Ces travaux sur les retraductions de la Divine Comédie de Dante se fondent sur le postulat que la traduction joue un rôle essentiel dans l’évolution de l’esthétique littéraire, mais aussi, inversement, que l’on retrouve dans la retraduction, lorsqu’un texte fait l’objet d’autant de versions au cours d’une seule et même période, les enjeux qui occupent une société. Alors que l’histoire littéraire tient rarement compte des traductions, mes recherches ont pour but de montrer comment les multiples traductions d’un seul et même texte sont les révélateurs des tendances qui agitent une société.
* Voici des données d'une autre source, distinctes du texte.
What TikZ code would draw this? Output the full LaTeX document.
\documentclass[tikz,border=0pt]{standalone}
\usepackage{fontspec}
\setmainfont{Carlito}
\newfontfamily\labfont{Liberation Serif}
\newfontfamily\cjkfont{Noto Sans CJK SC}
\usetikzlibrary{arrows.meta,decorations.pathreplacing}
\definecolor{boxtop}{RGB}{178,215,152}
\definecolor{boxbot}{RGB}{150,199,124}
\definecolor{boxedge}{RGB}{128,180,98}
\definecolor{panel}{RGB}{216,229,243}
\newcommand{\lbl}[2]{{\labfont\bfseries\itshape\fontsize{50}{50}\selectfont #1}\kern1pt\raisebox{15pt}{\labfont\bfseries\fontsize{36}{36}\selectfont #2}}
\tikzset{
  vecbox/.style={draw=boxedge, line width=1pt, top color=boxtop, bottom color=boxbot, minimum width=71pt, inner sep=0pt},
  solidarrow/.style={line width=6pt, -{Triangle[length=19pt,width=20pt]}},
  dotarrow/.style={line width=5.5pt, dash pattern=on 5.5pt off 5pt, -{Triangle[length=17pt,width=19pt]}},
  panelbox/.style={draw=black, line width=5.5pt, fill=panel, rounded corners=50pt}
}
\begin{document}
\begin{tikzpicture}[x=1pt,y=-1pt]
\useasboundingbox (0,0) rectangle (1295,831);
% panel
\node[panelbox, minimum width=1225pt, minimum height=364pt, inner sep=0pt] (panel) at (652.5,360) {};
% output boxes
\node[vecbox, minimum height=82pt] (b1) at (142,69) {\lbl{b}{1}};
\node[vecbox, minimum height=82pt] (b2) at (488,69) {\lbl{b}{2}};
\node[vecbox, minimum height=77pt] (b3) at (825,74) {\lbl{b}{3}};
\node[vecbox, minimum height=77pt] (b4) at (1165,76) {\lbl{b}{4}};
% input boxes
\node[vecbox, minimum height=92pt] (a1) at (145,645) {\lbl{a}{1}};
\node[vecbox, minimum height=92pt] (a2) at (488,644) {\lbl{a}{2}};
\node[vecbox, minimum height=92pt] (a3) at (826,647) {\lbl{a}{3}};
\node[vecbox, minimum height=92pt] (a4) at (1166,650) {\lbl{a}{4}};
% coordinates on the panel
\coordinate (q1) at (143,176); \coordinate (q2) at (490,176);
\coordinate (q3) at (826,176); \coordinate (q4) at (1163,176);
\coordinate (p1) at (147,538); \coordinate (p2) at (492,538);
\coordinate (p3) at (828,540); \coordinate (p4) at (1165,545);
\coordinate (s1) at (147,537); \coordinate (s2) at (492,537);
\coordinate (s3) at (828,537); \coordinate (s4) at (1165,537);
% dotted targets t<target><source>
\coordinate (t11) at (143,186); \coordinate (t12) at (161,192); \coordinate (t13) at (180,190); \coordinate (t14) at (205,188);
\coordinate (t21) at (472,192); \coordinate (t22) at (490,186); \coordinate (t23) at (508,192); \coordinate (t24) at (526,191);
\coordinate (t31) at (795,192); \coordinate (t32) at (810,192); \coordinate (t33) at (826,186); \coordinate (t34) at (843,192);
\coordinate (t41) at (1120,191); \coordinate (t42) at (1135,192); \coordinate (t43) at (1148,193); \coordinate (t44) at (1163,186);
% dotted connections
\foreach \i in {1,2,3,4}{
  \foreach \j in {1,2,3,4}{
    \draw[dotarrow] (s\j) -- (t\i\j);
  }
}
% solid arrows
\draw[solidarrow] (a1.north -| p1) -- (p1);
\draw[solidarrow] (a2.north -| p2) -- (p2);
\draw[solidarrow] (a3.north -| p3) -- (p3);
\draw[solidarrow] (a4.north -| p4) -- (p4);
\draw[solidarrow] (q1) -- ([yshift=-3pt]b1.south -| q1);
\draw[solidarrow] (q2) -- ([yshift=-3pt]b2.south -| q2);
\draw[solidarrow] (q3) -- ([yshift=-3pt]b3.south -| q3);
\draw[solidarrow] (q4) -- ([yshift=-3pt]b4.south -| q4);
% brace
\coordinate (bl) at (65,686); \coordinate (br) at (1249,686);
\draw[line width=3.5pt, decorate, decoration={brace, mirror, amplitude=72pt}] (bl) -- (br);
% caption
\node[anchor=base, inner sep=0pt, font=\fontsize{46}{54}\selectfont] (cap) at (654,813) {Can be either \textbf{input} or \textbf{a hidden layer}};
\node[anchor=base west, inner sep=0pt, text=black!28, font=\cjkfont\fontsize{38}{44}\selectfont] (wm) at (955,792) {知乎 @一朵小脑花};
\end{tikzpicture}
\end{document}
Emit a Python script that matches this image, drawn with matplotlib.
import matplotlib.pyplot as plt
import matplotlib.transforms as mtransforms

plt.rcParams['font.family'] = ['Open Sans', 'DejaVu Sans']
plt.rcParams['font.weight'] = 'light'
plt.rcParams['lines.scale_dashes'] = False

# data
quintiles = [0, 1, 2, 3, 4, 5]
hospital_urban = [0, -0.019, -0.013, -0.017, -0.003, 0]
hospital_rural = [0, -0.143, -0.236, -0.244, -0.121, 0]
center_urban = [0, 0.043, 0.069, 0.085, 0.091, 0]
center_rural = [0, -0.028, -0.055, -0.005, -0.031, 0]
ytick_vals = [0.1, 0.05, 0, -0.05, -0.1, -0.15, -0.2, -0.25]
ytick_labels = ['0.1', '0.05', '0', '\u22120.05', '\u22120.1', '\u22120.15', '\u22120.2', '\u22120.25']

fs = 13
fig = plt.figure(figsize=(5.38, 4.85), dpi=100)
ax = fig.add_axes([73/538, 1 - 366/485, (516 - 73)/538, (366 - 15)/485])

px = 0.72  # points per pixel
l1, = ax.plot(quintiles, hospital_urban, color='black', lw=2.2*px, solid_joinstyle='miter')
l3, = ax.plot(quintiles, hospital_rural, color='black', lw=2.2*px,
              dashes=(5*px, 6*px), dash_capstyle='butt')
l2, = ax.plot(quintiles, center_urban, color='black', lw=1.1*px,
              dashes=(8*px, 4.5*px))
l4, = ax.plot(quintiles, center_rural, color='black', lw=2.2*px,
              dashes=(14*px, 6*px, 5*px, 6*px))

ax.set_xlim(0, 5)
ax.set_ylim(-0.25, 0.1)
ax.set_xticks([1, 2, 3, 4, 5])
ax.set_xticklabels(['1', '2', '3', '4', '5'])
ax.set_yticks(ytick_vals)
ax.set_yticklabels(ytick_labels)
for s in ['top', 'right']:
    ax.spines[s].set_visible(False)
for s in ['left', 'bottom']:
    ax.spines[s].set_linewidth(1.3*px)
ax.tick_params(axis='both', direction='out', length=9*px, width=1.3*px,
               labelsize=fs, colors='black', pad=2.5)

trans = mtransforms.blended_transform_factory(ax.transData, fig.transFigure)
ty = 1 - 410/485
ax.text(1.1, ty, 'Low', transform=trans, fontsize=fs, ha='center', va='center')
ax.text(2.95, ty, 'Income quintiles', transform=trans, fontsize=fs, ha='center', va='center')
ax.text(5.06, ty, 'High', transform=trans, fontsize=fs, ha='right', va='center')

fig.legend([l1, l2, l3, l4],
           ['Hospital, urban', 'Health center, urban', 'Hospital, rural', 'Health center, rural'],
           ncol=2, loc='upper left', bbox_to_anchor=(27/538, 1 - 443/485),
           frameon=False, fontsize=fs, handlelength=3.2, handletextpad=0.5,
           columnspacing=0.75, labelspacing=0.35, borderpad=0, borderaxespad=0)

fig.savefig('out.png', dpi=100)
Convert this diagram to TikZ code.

Il est établi que les grandes œuvres littéraires font, par choix ou par nécessité, l’objet d’une nouvelle traduction à chaque génération. Les traductions de Milton, de Swift ou de Shakespeare qui convenaient au lectorat du dix-huitième siècle sont ainsi rapidement devenues inacceptables pour les lecteurs et les critiques du siècle suivant, que ce soit pour des raisons esthétiques ou idéologiques. Peu d’œuvres ont cependant fait l’objet d’autant de retraductions pendant une seule et même période d’une vingtaine d’années que la Divine Comédie entre 1851 et 1870, dans le contexte d’un régime politique autoritaire sous lequel, du moins pendant la première décennie, la censure est sévère. L’analyse des traductions de la Comédie publiées entre 1851 et 1870 a donc pour but de répondre à la question suivante : Dante est-il, pour les traducteurs et les critiques du Second Empire, un guelfe partisan du pape et du Vatican ou un gibelin partisan de l’empereur et de la séparation des pouvoirs religieux et politique?